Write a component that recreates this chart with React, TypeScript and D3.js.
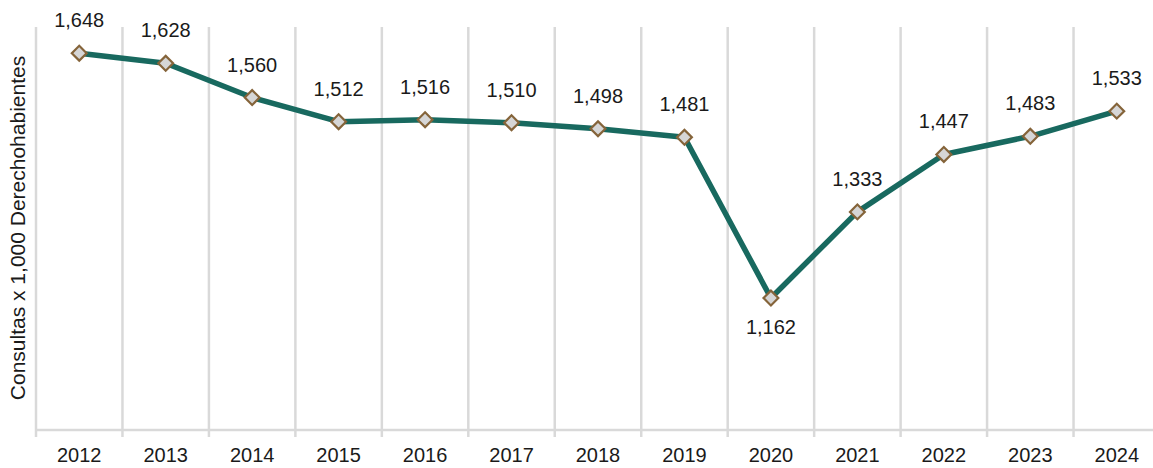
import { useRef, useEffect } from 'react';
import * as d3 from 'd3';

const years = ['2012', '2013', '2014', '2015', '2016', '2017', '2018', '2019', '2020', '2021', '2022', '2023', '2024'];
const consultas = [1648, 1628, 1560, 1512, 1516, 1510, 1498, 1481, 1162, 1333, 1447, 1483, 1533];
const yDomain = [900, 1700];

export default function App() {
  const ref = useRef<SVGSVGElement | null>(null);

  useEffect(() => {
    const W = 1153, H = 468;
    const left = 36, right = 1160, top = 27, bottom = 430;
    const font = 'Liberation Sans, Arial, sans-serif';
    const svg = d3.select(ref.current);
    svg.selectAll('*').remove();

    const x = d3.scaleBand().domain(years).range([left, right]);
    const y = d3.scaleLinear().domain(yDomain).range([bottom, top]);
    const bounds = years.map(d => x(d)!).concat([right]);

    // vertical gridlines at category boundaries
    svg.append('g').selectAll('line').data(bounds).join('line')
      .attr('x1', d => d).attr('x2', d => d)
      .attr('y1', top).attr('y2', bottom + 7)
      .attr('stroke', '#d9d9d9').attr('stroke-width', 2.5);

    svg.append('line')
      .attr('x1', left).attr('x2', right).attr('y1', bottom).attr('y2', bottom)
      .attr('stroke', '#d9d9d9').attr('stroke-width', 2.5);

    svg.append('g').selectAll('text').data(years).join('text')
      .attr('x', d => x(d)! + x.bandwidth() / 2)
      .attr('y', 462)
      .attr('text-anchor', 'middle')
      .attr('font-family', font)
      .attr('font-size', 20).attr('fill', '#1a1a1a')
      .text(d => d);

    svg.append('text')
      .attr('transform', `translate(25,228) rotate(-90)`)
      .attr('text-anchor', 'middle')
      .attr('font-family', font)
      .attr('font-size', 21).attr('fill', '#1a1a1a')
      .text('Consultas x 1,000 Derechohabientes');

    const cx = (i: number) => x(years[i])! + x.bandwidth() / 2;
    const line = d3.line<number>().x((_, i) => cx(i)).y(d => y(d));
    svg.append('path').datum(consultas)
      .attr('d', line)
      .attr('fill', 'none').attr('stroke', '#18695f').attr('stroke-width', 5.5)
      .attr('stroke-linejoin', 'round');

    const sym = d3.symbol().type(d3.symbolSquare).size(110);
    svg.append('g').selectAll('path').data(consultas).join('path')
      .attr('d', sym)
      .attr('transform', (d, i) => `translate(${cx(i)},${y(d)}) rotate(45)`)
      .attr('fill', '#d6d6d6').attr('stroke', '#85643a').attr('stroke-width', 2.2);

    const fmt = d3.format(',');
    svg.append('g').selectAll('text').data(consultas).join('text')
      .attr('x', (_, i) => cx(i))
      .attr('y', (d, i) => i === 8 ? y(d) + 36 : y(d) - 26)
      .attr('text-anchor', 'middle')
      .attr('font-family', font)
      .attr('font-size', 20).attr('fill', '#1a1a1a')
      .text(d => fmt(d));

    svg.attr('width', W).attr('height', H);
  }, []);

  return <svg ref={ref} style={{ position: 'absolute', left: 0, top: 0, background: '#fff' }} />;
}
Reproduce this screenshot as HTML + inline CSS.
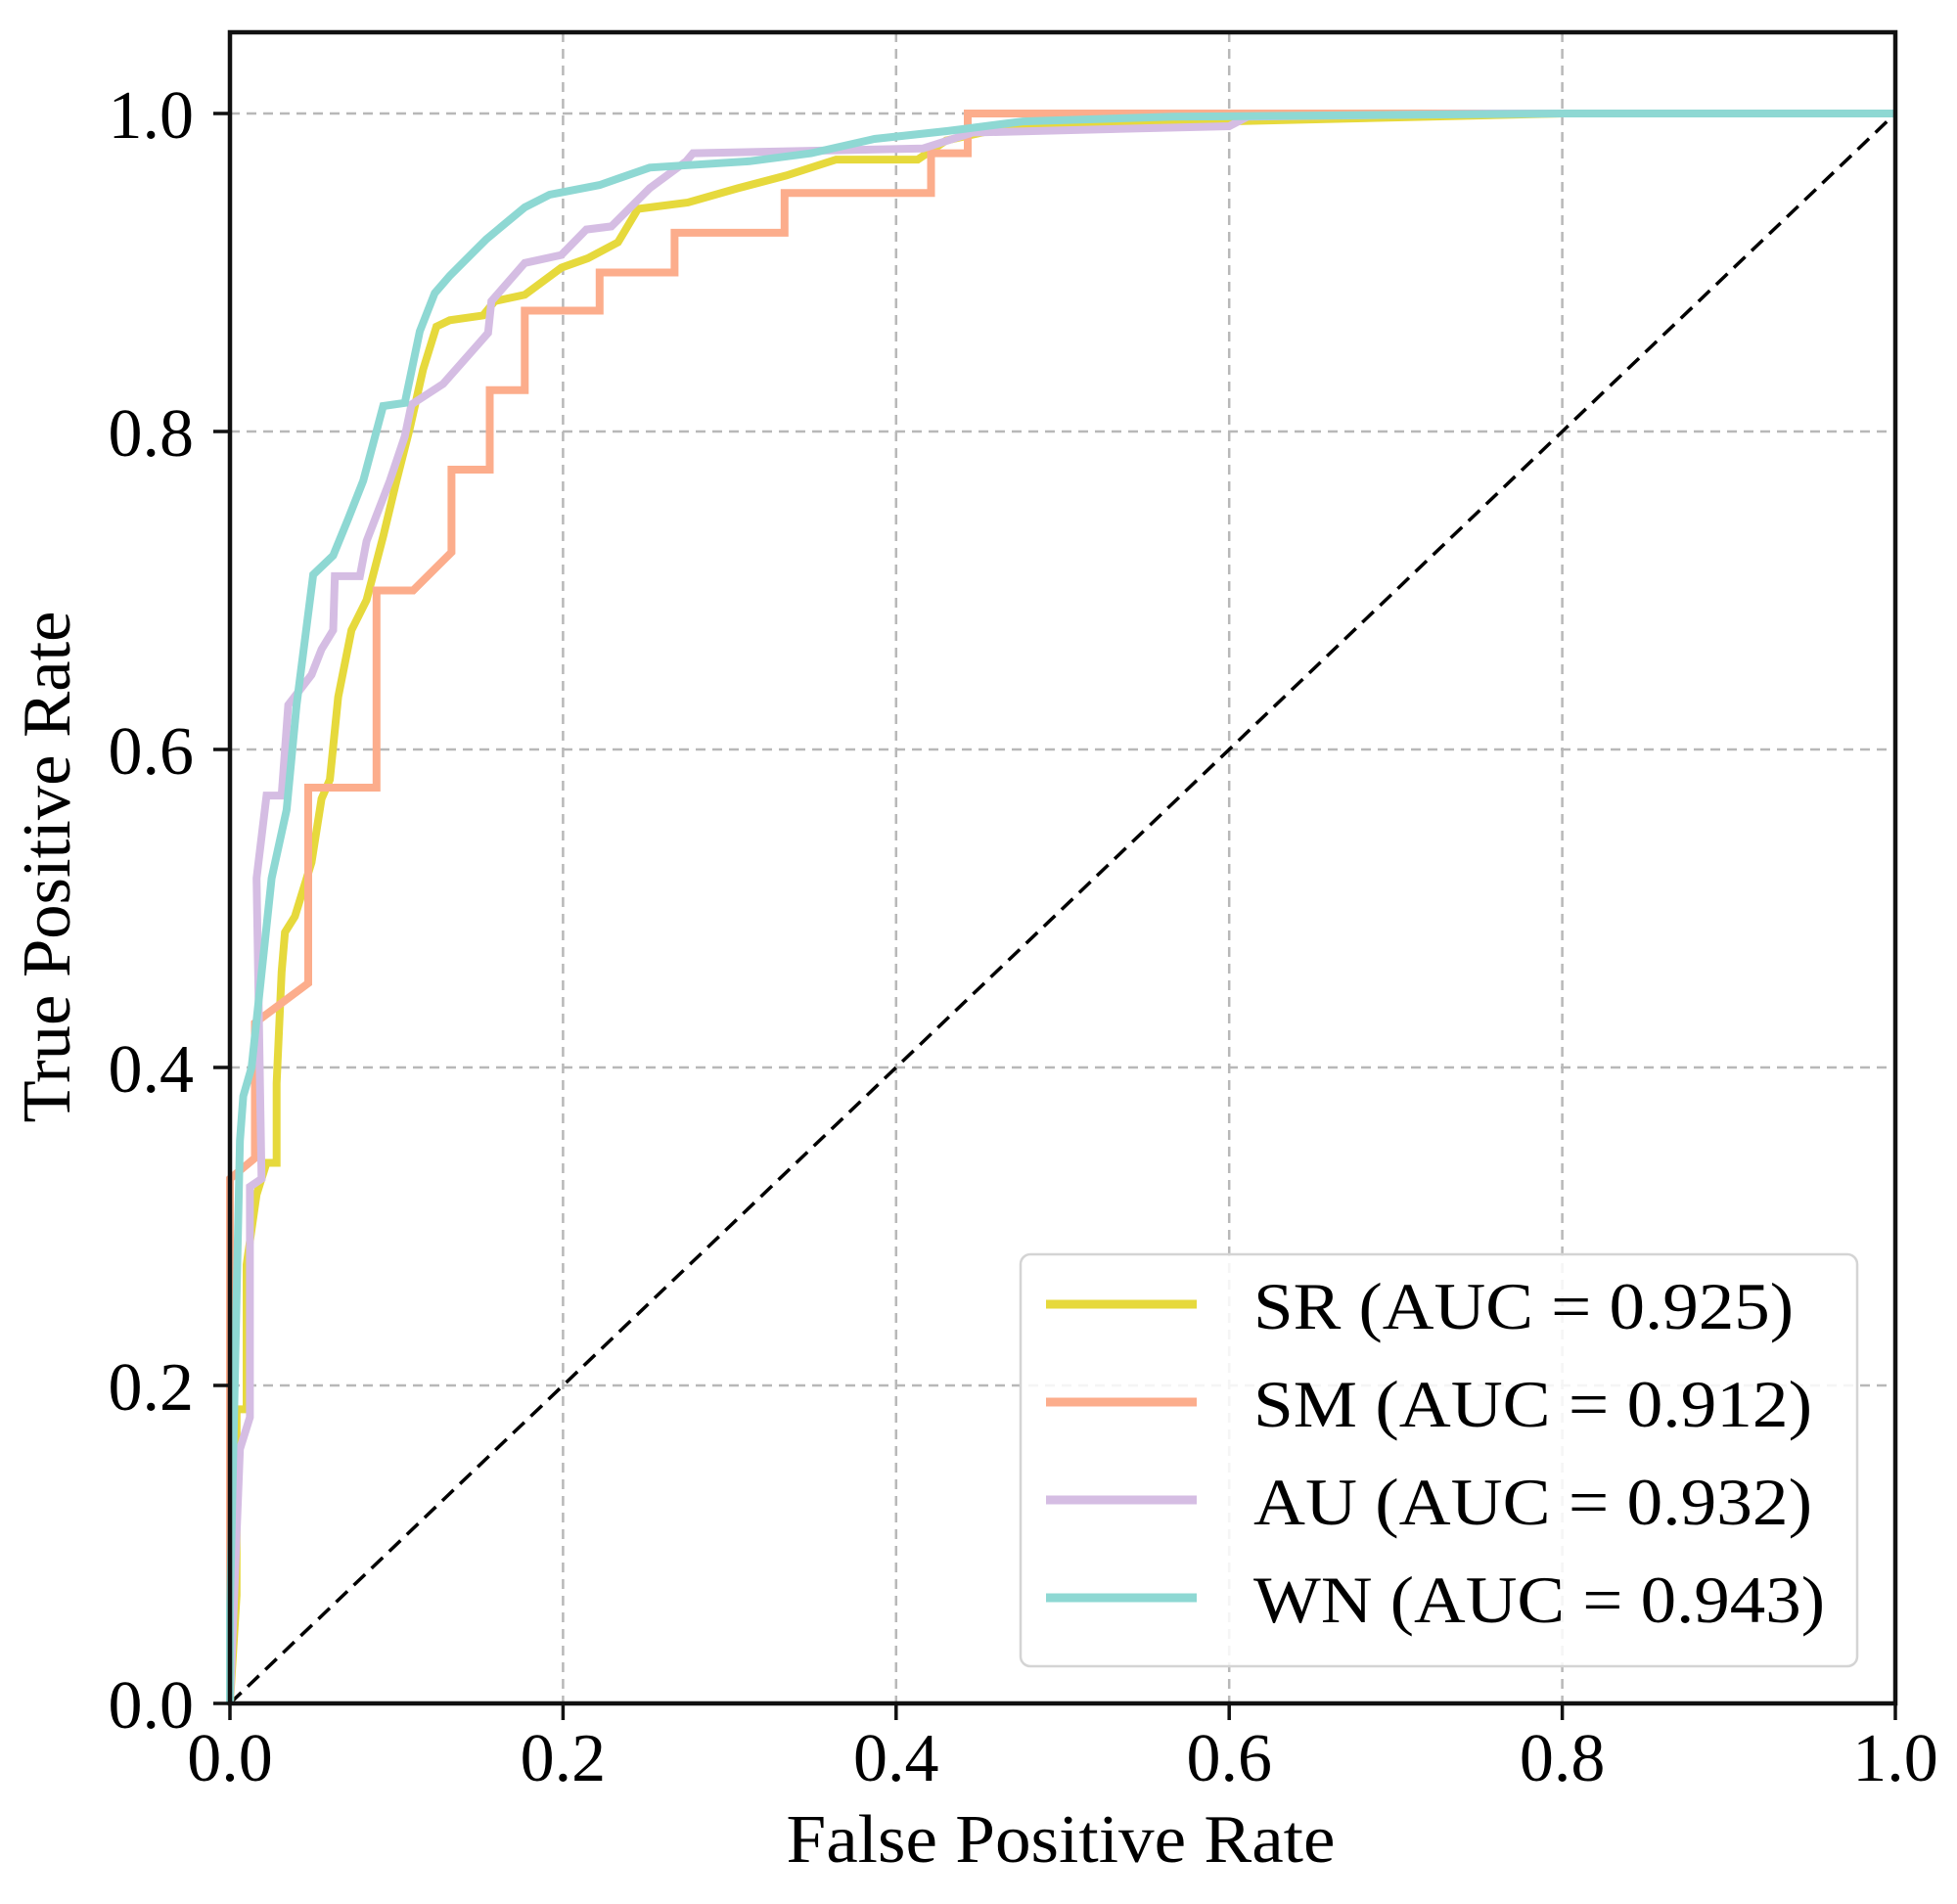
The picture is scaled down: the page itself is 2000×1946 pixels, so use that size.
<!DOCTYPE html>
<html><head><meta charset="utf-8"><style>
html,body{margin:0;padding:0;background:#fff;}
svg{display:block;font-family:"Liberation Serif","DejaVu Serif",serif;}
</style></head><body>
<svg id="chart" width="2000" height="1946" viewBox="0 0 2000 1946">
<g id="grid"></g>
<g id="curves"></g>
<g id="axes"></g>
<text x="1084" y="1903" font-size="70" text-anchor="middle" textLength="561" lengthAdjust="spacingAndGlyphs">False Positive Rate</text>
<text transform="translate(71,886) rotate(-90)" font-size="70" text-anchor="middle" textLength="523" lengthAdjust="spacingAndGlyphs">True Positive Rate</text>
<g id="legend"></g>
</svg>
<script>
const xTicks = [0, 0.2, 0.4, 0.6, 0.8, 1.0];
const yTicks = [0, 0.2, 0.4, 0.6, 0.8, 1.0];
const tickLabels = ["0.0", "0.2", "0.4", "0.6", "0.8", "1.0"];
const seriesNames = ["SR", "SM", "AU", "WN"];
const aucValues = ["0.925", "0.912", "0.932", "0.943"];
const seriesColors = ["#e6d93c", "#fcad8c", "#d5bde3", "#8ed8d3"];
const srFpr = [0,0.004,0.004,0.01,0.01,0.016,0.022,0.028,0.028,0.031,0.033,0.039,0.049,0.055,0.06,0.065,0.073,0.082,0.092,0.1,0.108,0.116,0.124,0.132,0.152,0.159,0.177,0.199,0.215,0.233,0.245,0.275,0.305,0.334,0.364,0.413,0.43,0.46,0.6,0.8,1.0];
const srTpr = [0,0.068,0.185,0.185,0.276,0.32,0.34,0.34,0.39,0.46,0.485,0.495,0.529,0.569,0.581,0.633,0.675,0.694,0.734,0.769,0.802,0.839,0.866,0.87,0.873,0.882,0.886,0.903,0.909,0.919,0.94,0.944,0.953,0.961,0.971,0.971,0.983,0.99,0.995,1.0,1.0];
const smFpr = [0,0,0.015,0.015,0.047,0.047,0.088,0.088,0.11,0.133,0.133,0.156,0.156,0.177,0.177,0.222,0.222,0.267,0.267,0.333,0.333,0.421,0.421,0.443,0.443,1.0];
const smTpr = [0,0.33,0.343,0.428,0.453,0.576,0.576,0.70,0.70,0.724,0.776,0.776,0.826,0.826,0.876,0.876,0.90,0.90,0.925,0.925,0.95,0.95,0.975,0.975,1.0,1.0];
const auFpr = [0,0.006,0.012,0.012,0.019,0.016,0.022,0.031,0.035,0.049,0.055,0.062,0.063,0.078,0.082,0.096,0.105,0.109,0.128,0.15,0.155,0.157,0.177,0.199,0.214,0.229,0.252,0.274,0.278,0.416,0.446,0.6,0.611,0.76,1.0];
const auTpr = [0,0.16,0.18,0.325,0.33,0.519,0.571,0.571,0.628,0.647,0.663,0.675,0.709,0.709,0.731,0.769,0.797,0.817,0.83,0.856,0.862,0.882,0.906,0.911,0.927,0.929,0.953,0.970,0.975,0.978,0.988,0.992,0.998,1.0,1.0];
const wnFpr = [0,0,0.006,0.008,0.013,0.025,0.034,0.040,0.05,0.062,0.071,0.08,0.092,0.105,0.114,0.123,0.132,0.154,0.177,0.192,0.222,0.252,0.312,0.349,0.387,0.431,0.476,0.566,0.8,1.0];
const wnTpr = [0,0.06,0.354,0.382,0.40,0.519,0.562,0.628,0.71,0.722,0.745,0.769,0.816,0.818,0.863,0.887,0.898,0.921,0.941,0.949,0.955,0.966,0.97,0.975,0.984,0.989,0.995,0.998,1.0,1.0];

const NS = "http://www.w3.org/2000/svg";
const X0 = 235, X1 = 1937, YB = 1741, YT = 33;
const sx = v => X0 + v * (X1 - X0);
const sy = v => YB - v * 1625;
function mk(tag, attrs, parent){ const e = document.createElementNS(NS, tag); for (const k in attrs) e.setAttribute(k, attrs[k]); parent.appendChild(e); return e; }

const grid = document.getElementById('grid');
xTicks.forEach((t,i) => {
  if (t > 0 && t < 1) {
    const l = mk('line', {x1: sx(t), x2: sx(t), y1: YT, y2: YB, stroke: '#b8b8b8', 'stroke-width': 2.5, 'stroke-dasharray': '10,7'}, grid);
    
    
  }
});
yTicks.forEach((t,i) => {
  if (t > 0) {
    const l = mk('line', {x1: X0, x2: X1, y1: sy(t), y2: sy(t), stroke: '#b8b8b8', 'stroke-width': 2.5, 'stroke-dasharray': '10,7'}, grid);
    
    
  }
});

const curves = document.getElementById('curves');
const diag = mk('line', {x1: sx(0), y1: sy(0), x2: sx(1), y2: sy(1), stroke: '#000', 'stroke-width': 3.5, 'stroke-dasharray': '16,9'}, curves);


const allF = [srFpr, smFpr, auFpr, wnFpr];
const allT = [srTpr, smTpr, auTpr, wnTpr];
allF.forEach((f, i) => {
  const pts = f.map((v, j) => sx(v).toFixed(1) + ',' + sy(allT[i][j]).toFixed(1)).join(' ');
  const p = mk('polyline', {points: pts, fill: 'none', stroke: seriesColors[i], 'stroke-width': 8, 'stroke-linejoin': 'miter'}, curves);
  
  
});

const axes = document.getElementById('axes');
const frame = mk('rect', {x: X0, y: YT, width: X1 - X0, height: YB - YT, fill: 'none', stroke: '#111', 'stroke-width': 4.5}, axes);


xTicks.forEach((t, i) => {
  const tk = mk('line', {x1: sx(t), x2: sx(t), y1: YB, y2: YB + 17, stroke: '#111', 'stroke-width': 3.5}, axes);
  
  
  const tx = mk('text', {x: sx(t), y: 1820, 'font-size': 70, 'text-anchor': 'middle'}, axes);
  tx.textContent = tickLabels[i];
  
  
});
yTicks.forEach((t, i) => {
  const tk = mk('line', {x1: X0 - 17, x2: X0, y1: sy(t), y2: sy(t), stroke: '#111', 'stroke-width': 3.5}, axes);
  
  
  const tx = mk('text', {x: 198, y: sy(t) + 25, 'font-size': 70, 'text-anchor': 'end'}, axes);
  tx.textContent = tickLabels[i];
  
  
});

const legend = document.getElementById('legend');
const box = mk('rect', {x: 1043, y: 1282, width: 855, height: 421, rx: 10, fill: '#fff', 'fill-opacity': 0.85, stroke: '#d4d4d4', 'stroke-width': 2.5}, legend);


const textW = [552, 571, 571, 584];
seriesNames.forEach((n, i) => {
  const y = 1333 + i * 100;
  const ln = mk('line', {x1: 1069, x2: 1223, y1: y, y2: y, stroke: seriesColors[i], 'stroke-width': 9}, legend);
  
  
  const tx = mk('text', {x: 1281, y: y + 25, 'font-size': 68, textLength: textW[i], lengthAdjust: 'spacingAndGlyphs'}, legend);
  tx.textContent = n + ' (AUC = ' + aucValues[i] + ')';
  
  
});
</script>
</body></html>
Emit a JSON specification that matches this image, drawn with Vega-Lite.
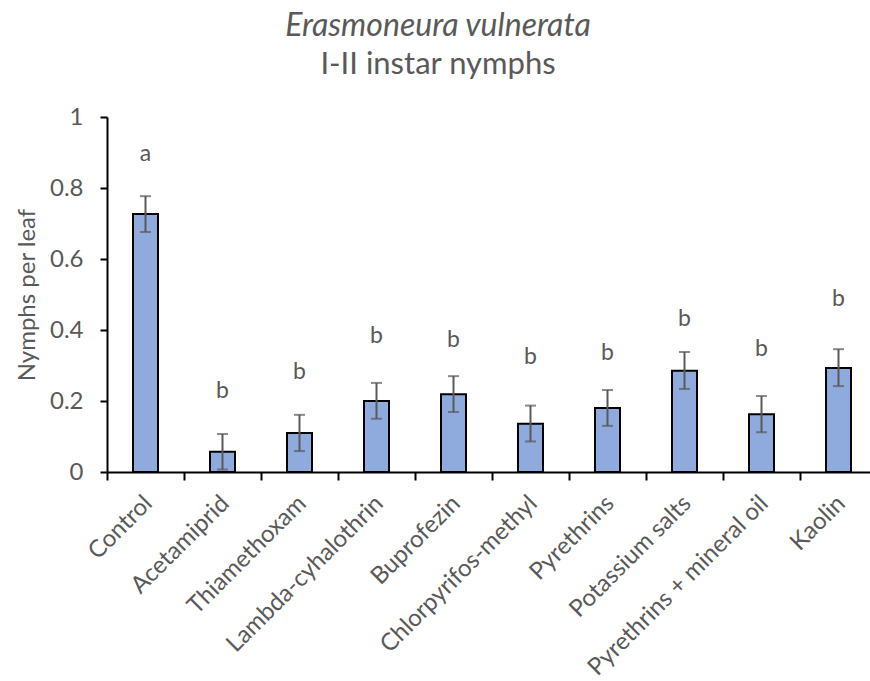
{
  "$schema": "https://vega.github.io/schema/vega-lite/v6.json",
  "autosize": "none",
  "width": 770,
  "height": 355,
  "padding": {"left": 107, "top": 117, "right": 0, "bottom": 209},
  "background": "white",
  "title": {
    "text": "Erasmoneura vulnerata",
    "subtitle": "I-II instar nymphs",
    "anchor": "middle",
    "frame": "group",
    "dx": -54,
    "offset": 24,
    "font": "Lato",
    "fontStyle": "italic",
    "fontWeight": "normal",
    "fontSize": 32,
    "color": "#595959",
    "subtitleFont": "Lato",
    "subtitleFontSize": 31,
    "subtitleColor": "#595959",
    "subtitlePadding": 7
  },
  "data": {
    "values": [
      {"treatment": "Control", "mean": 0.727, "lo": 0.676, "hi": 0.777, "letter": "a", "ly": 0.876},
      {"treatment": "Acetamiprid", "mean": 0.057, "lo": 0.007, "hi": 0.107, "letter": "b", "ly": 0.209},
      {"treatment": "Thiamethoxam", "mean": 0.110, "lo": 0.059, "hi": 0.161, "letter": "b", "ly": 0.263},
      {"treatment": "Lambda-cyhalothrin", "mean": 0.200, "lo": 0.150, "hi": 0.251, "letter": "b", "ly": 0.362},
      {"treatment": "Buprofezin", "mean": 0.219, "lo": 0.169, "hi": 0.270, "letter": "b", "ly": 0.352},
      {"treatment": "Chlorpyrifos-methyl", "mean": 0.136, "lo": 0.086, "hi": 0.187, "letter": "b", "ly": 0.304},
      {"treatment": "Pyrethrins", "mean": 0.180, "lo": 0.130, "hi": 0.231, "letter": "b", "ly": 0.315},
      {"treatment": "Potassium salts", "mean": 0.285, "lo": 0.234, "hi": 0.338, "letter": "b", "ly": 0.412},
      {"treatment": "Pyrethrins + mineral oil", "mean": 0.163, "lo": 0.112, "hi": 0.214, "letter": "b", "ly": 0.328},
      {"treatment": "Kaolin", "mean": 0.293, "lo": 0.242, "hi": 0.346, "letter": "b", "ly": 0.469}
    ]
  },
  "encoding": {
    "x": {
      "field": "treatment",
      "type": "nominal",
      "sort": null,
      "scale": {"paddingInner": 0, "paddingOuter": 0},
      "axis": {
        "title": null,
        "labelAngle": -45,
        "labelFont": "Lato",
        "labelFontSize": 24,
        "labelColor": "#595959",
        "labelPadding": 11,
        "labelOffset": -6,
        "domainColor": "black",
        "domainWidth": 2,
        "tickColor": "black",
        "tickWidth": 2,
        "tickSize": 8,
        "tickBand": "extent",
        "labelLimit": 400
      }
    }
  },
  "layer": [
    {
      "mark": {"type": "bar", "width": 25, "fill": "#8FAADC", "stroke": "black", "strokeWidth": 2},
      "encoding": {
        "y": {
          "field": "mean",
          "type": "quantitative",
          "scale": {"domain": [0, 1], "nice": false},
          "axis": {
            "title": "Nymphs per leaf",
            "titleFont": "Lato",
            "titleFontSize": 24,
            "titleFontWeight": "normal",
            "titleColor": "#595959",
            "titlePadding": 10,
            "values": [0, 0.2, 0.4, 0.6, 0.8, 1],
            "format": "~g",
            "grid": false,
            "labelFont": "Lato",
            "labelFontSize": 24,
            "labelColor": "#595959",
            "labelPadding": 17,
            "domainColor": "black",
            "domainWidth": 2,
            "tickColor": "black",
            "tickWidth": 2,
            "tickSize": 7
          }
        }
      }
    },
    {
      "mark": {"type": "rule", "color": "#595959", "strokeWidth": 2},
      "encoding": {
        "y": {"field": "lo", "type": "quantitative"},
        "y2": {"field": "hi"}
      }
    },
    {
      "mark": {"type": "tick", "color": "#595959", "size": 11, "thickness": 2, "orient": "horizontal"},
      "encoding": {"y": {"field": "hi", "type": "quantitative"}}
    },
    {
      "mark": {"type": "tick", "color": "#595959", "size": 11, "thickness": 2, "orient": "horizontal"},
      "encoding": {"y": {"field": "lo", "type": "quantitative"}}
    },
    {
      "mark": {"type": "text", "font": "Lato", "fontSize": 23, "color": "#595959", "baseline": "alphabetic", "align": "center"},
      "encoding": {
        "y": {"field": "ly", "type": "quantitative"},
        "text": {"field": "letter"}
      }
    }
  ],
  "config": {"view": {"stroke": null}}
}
######
» **The task**
Copy only the part of the records that runs from the first line to the line with "import * as d3 from 'd3';", ends included, leaving pictures out.

» **Written response**
Write a component that recreates this chart with React, TypeScript and D3.js.
import { useRef, useEffect } from 'react';
import * as d3 from 'd3';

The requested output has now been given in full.